» **Problem to work on**
Exactly the lines from the one with "Recreate this image" through the one with "import numpy as np", inclusive, are to be repeated, and the pictures are not.

» **Material provided**
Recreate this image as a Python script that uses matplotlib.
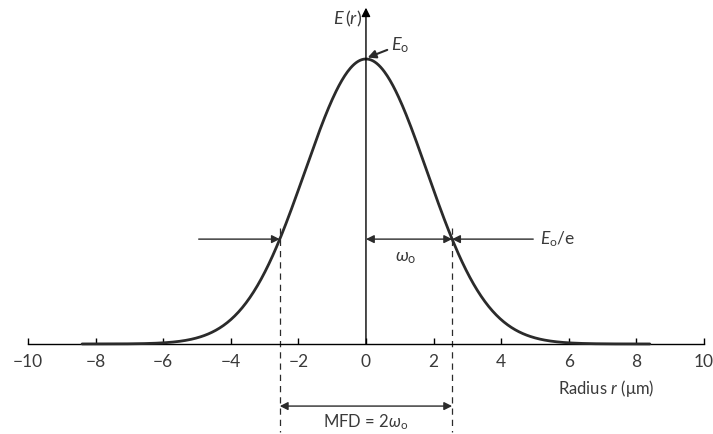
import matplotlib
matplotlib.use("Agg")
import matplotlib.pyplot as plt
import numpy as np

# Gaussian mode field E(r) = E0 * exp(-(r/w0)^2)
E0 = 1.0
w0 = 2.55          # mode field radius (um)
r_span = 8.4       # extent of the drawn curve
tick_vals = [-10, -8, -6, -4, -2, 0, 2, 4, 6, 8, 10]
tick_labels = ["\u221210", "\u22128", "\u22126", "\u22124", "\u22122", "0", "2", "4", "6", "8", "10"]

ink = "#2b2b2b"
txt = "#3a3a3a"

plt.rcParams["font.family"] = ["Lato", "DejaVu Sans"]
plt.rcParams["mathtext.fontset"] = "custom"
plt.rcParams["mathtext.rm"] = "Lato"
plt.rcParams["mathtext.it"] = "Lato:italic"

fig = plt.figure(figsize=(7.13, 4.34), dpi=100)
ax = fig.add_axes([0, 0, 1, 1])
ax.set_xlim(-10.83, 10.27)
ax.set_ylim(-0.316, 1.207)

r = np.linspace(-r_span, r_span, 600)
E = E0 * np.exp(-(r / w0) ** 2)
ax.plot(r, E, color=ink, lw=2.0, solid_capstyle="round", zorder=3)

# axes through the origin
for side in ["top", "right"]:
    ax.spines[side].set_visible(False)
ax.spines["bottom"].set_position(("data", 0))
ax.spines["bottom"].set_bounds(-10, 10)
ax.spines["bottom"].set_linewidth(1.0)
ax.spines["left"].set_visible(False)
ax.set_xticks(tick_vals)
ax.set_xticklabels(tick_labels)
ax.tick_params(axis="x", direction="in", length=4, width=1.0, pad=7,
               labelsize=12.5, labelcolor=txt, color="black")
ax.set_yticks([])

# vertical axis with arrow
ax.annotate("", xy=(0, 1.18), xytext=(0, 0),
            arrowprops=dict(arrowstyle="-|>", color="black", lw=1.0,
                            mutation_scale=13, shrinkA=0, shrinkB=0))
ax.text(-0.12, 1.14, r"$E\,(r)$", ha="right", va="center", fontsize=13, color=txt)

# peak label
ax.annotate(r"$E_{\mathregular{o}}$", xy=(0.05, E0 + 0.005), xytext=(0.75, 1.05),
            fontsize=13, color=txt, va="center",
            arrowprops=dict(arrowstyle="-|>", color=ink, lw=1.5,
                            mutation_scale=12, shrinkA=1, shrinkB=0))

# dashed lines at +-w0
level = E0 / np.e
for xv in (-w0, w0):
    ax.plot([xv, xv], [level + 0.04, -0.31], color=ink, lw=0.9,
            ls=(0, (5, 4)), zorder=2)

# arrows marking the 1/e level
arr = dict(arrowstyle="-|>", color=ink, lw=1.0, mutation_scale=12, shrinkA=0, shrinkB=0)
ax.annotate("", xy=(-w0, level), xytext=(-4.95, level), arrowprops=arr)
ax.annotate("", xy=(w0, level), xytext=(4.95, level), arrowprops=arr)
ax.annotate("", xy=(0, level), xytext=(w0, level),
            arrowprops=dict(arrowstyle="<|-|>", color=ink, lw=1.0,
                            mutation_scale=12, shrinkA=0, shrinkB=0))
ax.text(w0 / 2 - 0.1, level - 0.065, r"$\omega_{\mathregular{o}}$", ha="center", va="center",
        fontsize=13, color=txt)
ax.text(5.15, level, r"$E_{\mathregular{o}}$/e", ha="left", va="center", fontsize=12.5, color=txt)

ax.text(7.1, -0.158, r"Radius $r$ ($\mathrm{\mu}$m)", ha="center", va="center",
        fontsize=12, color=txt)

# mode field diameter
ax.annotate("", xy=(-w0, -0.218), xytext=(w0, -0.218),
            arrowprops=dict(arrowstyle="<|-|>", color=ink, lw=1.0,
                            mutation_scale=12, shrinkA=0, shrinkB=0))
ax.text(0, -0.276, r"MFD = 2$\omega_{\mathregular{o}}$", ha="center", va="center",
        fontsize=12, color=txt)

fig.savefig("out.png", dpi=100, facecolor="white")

==

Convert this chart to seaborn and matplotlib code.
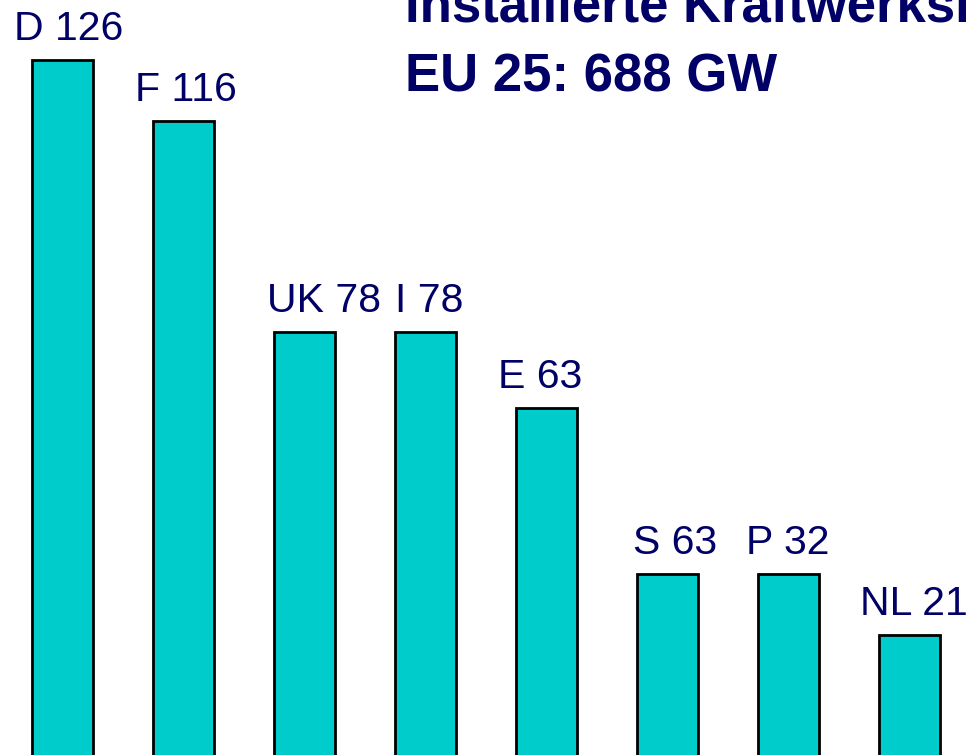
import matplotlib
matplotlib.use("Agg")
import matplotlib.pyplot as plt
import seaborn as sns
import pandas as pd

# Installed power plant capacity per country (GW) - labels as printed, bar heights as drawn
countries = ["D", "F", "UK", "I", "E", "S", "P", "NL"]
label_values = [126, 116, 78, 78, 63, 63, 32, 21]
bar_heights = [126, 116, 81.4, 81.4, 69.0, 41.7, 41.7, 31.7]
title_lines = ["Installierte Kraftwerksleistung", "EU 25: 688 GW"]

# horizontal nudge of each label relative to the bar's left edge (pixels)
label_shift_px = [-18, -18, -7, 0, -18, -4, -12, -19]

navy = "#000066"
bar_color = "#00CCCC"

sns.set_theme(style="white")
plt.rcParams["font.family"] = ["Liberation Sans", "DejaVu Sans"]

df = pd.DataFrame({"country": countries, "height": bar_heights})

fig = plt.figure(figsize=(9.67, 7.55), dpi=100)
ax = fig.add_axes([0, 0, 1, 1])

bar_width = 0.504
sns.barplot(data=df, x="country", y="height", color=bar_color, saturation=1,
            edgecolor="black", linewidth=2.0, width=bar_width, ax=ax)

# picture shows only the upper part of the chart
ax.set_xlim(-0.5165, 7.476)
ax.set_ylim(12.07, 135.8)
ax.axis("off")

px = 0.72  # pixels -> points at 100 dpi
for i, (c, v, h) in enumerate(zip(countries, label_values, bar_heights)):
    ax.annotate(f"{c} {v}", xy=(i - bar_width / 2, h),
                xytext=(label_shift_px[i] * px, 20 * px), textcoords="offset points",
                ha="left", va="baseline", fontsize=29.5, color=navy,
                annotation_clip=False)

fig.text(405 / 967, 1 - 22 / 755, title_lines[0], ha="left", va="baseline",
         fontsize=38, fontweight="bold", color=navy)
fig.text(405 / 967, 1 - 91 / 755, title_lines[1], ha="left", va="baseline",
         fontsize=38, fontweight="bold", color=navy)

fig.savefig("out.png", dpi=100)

» **Solution to this problem**
Recreate this image as a Python script that uses matplotlib.
import matplotlib
matplotlib.use("Agg")
import matplotlib.pyplot as plt
import numpy as np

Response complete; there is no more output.